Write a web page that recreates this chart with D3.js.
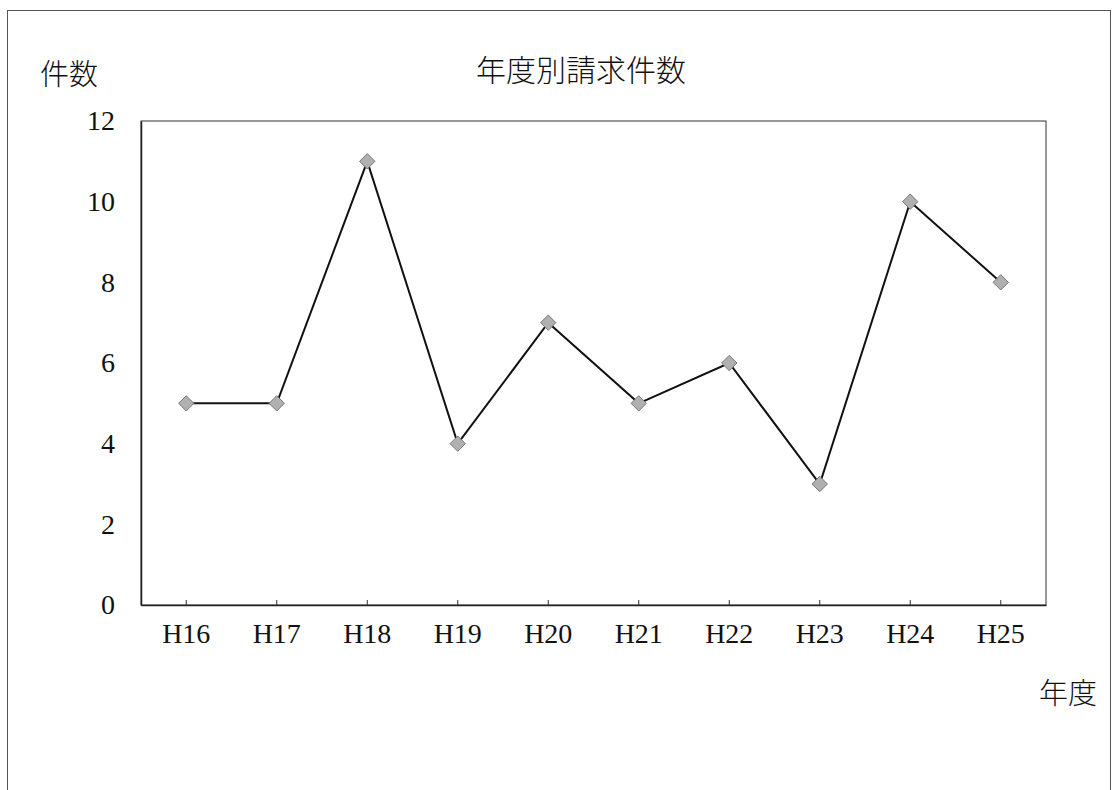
<!doctype html>
<html lang="ja">
<head>
<meta charset="utf-8">
<script src="https://d3js.org/d3.v7.min.js"></script>
<title>年度別請求件数</title>
<style>
  body { margin: 0; background: #fff; }
  text { fill: #111; }
  .serif { font-family: "Liberation Serif", "DejaVu Serif", serif; }
  .jp { font-family: "Noto Sans CJK JP", sans-serif; font-weight: 300; }
</style>
</head>
<body>
<div id="chart"></div>
<script>
const years = ['H16', 'H17', 'H18', 'H19', 'H20', 'H21', 'H22', 'H23', 'H24', 'H25'];
const counts = [5, 5, 11, 4, 7, 5, 6, 3, 10, 8];
const yTicks = [0, 2, 4, 6, 8, 10, 12];

const width = 1118, height = 790;
const plot = {left: 141, right: 1046, top: 121, bottom: 605};

const svg = d3.select('#chart').append('svg')
    .attr('width', width)
    .attr('height', height);

// outer frame
svg.append('rect')
    .attr('x', 7.5).attr('y', 10.5)
    .attr('width', 1103).attr('height', 800)
    .attr('fill', 'none').attr('stroke', '#555').attr('stroke-width', 1);

const x = d3.scaleBand()
    .domain(years)
    .range([plot.left, plot.right]);

const y = d3.scaleLinear()
    .domain([0, 12])
    .range([plot.bottom, plot.top]);

// plot area box
svg.append('rect')
    .attr('x', plot.left).attr('y', plot.top)
    .attr('width', plot.right - plot.left).attr('height', plot.bottom - plot.top)
    .attr('fill', 'none').attr('stroke', '#333').attr('stroke-width', 1);

const yAxis = svg.append('g')
    .attr('class', 'serif')
    .attr('transform', 'translate(' + plot.left + ',0)')
    .call(d3.axisLeft(y).tickValues(yTicks).tickSize(0).tickPadding(26));
yAxis.select('.domain').attr('stroke', '#222').attr('stroke-width', 1.5);
yAxis.selectAll('text').style('font-size', '28px').attr('fill', '#111');

const xAxis = svg.append('g')
    .attr('class', 'serif')
    .attr('transform', 'translate(0,' + plot.bottom + ')')
    .call(d3.axisBottom(x).tickSizeInner(-5).tickSizeOuter(0).tickPadding(18));
xAxis.select('.domain').attr('stroke', '#222').attr('stroke-width', 1.5);
xAxis.selectAll('.tick line').attr('stroke', '#333');
xAxis.selectAll('text').style('font-size', '28px').attr('fill', '#111');

const cx = d => x(d) + x.bandwidth() / 2;

const line = d3.line()
    .x((d, i) => cx(years[i]))
    .y(d => y(d));

svg.append('path')
    .datum(counts)
    .attr('d', line)
    .attr('fill', 'none')
    .attr('stroke', '#111')
    .attr('stroke-width', 2);

svg.selectAll('.marker')
    .data(counts)
    .enter()
    .append('path')
    .attr('class', 'marker')
    .attr('d', d3.symbol().type(d3.symbolDiamond2).size(150))
    .attr('transform', (d, i) => 'translate(' + cx(years[i]) + ',' + y(d) + ')')
    .attr('fill', '#b0b0b0')
    .attr('stroke', '#777')
    .attr('stroke-width', 1);

svg.append('text')
    .attr('class', 'jp')
    .attr('x', 581).attr('y', 81)
    .attr('text-anchor', 'middle')
    .style('font-size', '30px')
    .text('年度別請求件数');

svg.append('text')
    .attr('class', 'jp')
    .attr('x', 40).attr('y', 85)
    .style('font-size', '29px')
    .text('件数');

svg.append('text')
    .attr('class', 'jp')
    .attr('x', 1039).attr('y', 704)
    .style('font-size', '29px')
    .text('年度');
</script>
</body>
</html>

- [Aim of the exercise] Omit the pictures and output all of the other material exactly.

- [Solution for this exercise]
Write a web page that recreates this chart with D3.js.
<!doctype html>
<html lang="ja">
<head>
<meta charset="utf-8">
<script src="https://d3js.org/d3.v7.min.js"></script>
<title>年度別請求件数</title>
<style>
  body { margin: 0; background: #fff; }
  text { fill: #111; }
  .serif { font-family: "Liberation Serif", "DejaVu Serif", serif; }
  .jp { font-family: "Noto Sans CJK JP", sans-serif; font-weight: 300; }
</style>
</head>
<body>
<div id="chart"></div>
<script>
const years = ['H16', 'H17', 'H18', 'H19', 'H20', 'H21', 'H22', 'H23', 'H24', 'H25'];
const counts = [5, 5, 11, 4, 7, 5, 6, 3, 10, 8];
const yTicks = [0, 2, 4, 6, 8, 10, 12];

const width = 1118, height = 790;
const plot = {left: 141, right: 1046, top: 121, bottom: 605};

const svg = d3.select('#chart').append('svg')
    .attr('width', width)
    .attr('height', height);

// outer frame
svg.append('rect')
    .attr('x', 7.5).attr('y', 10.5)
    .attr('width', 1103).attr('height', 800)
    .attr('fill', 'none').attr('stroke', '#555').attr('stroke-width', 1);

const x = d3.scaleBand()
    .domain(years)
    .range([plot.left, plot.right]);

const y = d3.scaleLinear()
    .domain([0, 12])
    .range([plot.bottom, plot.top]);

// plot area box
svg.append('rect')
    .attr('x', plot.left).attr('y', plot.top)
    .attr('width', plot.right - plot.left).attr('height', plot.bottom - plot.top)
    .attr('fill', 'none').attr('stroke', '#333').attr('stroke-width', 1);

const yAxis = svg.append('g')
    .attr('class', 'serif')
    .attr('transform', 'translate(' + plot.left + ',0)')
    .call(d3.axisLeft(y).tickValues(yTicks).tickSize(0).tickPadding(26));
yAxis.select('.domain').attr('stroke', '#222').attr('stroke-width', 1.5);
yAxis.selectAll('text').style('font-size', '28px').attr('fill', '#111');

const xAxis = svg.append('g')
    .attr('class', 'serif')
    .attr('transform', 'translate(0,' + plot.bottom + ')')
    .call(d3.axisBottom(x).tickSizeInner(-5).tickSizeOuter(0).tickPadding(18));
xAxis.select('.domain').attr('stroke', '#222').attr('stroke-width', 1.5);
xAxis.selectAll('.tick line').attr('stroke', '#333');
xAxis.selectAll('text').style('font-size', '28px').attr('fill', '#111');

const cx = d => x(d) + x.bandwidth() / 2;

const line = d3.line()
    .x((d, i) => cx(years[i]))
    .y(d => y(d));

svg.append('path')
    .datum(counts)
    .attr('d', line)
    .attr('fill', 'none')
    .attr('stroke', '#111')
    .attr('stroke-width', 2);

svg.selectAll('.marker')
    .data(counts)
    .enter()
    .append('path')
    .attr('class', 'marker')
    .attr('d', d3.symbol().type(d3.symbolDiamond2).size(150))
    .attr('transform', (d, i) => 'translate(' + cx(years[i]) + ',' + y(d) + ')')
    .attr('fill', '#b0b0b0')
    .attr('stroke', '#777')
    .attr('stroke-width', 1);

svg.append('text')
    .attr('class', 'jp')
    .attr('x', 581).attr('y', 81)
    .attr('text-anchor', 'middle')
    .style('font-size', '30px')
    .text('年度別請求件数');

svg.append('text')
    .attr('class', 'jp')
    .attr('x', 40).attr('y', 85)
    .style('font-size', '29px')
    .text('件数');

svg.append('text')
    .attr('class', 'jp')
    .attr('x', 1039).attr('y', 704)
    .style('font-size', '29px')
    .text('年度');
</script>
</body>
</html>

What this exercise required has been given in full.